-- WHAT YOU WILL DO --
Word for word, quote all of the material, omitting the pictures.

-- GIVEN MATERIAL --
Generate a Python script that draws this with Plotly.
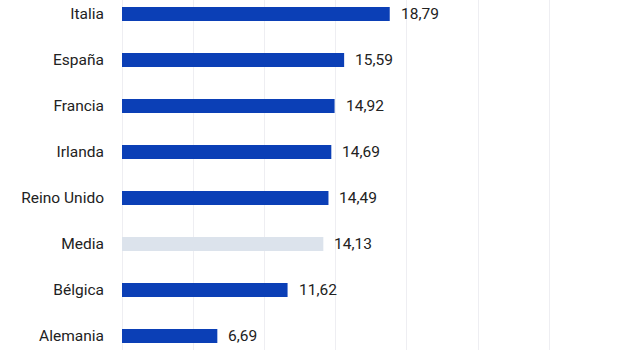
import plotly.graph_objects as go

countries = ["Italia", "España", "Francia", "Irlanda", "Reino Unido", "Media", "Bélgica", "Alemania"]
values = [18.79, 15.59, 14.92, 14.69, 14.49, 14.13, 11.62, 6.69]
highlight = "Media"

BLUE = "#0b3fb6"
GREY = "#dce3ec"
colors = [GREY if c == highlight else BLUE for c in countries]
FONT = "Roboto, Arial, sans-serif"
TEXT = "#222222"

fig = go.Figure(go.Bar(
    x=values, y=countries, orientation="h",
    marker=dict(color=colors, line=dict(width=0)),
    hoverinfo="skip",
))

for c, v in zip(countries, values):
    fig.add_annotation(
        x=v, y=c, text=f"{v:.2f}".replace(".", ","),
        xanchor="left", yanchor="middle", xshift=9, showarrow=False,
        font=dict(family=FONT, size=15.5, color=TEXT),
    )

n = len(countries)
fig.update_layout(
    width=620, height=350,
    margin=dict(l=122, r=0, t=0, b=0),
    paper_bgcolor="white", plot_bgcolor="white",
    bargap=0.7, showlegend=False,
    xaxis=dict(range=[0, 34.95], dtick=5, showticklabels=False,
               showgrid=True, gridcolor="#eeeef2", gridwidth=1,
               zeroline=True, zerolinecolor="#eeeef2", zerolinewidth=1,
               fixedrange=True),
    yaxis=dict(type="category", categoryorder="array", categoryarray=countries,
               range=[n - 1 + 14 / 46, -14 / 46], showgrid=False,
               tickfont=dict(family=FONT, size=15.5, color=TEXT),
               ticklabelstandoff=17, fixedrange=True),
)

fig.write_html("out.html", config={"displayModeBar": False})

-- WORKED ANSWER --
Generate a Python script that draws this with Plotly.
import plotly.graph_objects as go

countries = ["Italia", "España", "Francia", "Irlanda", "Reino Unido", "Media", "Bélgica", "Alemania"]
values = [18.79, 15.59, 14.92, 14.69, 14.49, 14.13, 11.62, 6.69]
highlight = "Media"

BLUE = "#0b3fb6"
GREY = "#dce3ec"
colors = [GREY if c == highlight else BLUE for c in countries]
FONT = "Roboto, Arial, sans-serif"
TEXT = "#222222"

fig = go.Figure(go.Bar(
    x=values, y=countries, orientation="h",
    marker=dict(color=colors, line=dict(width=0)),
    hoverinfo="skip",
))

for c, v in zip(countries, values):
    fig.add_annotation(
        x=v, y=c, text=f"{v:.2f}".replace(".", ","),
        xanchor="left", yanchor="middle", xshift=9, showarrow=False,
        font=dict(family=FONT, size=15.5, color=TEXT),
    )

n = len(countries)
fig.update_layout(
    width=620, height=350,
    margin=dict(l=122, r=0, t=0, b=0),
    paper_bgcolor="white", plot_bgcolor="white",
    bargap=0.7, showlegend=False,
    xaxis=dict(range=[0, 34.95], dtick=5, showticklabels=False,
               showgrid=True, gridcolor="#eeeef2", gridwidth=1,
               zeroline=True, zerolinecolor="#eeeef2", zerolinewidth=1,
               fixedrange=True),
    yaxis=dict(type="category", categoryorder="array", categoryarray=countries,
               range=[n - 1 + 14 / 46, -14 / 46], showgrid=False,
               tickfont=dict(family=FONT, size=15.5, color=TEXT),
               ticklabelstandoff=17, fixedrange=True),
)

fig.write_html("out.html", config={"displayModeBar": False})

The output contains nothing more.